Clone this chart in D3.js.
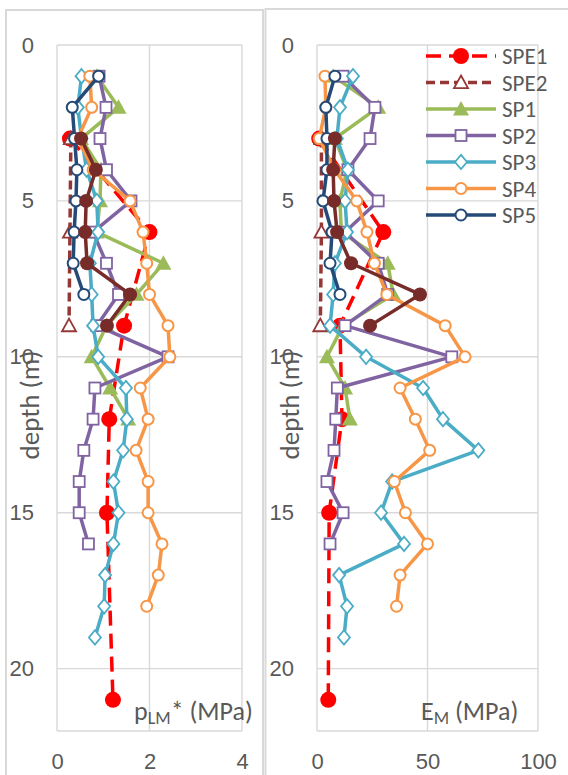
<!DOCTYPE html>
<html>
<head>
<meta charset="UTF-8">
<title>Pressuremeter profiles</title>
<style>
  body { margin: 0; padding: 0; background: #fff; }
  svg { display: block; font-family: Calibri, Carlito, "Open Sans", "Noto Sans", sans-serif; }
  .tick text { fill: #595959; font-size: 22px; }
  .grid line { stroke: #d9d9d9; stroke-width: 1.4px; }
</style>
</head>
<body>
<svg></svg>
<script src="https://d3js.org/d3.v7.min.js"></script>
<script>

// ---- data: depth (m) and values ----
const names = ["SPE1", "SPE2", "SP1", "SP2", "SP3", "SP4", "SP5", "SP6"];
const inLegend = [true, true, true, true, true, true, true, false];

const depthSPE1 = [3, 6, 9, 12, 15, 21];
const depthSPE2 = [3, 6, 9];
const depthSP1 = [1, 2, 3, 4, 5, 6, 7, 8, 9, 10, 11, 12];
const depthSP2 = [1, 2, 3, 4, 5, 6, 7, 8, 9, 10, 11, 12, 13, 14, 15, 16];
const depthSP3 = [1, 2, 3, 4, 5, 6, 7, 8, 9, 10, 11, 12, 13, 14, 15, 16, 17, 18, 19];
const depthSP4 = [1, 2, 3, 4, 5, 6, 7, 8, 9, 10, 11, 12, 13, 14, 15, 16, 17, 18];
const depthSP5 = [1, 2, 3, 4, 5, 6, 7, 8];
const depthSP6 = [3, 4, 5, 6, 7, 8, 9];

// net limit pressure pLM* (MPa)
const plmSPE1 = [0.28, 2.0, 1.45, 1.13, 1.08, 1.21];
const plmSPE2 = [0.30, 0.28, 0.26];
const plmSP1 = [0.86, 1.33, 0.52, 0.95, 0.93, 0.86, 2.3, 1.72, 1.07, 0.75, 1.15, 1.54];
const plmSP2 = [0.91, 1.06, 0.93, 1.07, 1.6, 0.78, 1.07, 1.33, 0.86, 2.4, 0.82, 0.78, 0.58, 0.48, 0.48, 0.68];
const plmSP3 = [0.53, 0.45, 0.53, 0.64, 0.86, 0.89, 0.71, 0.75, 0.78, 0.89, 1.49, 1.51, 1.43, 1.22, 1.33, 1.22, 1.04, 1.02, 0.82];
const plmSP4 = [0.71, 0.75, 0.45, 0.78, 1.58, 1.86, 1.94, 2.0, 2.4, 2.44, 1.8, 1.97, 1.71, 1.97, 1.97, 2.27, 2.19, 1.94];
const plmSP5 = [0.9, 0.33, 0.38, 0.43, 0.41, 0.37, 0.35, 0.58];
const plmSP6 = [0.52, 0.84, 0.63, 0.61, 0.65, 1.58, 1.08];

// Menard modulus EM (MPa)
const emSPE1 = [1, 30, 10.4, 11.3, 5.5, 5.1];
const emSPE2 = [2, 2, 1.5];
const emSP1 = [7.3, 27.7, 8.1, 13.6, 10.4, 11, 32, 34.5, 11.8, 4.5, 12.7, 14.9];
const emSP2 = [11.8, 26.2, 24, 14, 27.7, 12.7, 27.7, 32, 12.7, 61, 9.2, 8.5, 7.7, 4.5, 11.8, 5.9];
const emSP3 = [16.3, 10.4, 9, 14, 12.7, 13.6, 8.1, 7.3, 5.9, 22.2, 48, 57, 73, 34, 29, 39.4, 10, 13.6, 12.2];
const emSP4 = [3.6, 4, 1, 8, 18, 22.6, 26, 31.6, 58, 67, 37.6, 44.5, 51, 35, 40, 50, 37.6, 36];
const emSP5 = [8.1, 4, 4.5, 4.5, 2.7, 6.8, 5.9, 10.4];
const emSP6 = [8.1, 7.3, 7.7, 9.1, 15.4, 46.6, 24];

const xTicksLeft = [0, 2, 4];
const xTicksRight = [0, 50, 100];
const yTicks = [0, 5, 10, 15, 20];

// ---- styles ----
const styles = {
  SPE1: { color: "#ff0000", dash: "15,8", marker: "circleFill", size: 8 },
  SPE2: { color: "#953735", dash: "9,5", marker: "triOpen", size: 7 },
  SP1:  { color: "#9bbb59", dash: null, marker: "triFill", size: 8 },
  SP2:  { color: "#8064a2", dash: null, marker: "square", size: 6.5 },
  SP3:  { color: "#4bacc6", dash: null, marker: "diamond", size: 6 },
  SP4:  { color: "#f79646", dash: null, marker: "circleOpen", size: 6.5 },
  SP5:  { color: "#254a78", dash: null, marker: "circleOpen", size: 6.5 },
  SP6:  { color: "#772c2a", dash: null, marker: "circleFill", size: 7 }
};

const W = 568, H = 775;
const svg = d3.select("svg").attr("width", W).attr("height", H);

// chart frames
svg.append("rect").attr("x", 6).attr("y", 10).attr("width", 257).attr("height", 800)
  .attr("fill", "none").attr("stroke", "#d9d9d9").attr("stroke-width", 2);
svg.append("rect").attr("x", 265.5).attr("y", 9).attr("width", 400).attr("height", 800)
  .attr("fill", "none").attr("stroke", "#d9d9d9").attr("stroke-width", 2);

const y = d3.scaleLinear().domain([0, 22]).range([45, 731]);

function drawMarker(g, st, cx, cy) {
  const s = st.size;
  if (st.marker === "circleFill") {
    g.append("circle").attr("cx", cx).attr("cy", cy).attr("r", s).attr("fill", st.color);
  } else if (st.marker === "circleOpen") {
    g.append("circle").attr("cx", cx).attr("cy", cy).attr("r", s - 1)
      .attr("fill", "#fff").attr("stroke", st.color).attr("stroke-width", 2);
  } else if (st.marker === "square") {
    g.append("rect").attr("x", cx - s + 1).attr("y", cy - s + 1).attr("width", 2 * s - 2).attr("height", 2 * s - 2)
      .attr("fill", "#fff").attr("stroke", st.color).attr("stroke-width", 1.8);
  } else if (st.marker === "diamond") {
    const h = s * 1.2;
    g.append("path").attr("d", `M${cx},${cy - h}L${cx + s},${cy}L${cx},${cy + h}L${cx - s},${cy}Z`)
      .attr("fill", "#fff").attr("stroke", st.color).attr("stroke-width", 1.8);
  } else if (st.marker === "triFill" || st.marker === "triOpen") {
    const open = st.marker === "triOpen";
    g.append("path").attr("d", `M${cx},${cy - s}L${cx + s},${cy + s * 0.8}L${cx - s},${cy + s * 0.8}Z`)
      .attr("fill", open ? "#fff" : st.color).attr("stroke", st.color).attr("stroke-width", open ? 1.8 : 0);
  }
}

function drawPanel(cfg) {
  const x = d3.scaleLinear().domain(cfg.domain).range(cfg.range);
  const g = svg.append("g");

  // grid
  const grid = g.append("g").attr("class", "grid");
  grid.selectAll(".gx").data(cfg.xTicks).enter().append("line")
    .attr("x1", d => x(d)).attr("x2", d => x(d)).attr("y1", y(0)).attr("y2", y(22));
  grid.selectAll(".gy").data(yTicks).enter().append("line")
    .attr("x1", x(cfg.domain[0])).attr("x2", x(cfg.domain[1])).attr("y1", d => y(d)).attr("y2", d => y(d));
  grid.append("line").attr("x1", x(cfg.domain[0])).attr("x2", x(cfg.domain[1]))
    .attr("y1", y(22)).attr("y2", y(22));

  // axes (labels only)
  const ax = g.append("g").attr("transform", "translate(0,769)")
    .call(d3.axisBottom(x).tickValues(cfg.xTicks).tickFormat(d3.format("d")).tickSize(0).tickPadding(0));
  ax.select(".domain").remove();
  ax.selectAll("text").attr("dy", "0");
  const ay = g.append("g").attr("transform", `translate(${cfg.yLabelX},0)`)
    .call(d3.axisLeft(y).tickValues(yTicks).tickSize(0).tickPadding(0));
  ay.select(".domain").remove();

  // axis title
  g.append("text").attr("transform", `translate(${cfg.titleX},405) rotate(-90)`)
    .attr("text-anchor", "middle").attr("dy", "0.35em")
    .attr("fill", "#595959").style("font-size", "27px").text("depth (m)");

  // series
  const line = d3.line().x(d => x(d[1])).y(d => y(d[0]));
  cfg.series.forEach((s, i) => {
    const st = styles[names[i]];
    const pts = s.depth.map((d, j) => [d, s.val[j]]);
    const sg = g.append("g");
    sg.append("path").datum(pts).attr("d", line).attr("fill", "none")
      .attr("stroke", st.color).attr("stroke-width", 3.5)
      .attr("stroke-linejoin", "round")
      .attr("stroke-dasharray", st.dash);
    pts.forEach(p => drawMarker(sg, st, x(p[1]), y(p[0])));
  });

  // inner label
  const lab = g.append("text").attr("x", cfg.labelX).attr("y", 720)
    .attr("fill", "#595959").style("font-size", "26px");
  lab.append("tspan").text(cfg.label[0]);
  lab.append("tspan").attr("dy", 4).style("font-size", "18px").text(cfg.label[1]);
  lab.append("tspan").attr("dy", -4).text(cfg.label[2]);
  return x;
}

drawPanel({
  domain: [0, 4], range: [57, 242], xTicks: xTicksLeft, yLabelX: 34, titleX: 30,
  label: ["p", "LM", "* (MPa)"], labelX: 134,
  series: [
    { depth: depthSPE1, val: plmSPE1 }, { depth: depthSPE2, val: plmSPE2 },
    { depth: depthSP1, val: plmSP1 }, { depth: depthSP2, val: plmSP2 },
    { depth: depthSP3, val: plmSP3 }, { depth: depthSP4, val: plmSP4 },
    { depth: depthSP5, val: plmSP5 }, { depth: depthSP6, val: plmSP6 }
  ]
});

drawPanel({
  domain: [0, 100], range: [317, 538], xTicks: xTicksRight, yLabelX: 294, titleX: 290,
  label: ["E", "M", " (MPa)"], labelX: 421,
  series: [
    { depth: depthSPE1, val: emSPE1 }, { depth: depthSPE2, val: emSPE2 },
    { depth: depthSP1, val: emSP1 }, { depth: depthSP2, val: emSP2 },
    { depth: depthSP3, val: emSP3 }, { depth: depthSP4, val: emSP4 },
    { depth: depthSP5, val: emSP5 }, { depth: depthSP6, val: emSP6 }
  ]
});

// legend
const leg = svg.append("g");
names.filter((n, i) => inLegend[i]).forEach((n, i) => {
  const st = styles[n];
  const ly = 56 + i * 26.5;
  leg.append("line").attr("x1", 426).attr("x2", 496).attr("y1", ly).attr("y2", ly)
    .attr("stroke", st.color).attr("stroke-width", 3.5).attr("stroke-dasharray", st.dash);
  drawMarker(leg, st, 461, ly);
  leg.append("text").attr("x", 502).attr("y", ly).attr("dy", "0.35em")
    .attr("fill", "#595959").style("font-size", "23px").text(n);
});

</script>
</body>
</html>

+++

Task goal: Repeat exactly and only the lines from the start of the data above through the line that holds "true, true, false];", inclusive. Pictures do not belong in the copy.

Solution for this exercise:
Clone this chart in D3.js.
<!DOCTYPE html>
<html>
<head>
<meta charset="UTF-8">
<title>Pressuremeter profiles</title>
<style>
  body { margin: 0; padding: 0; background: #fff; }
  svg { display: block; font-family: Calibri, Carlito, "Open Sans", "Noto Sans", sans-serif; }
  .tick text { fill: #595959; font-size: 22px; }
  .grid line { stroke: #d9d9d9; stroke-width: 1.4px; }
</style>
</head>
<body>
<svg></svg>
<script src="https://d3js.org/d3.v7.min.js"></script>
<script>

// ---- data: depth (m) and values ----
const names = ["SPE1", "SPE2", "SP1", "SP2", "SP3", "SP4", "SP5", "SP6"];
const inLegend = [true, true, true, true, true, true, true, false];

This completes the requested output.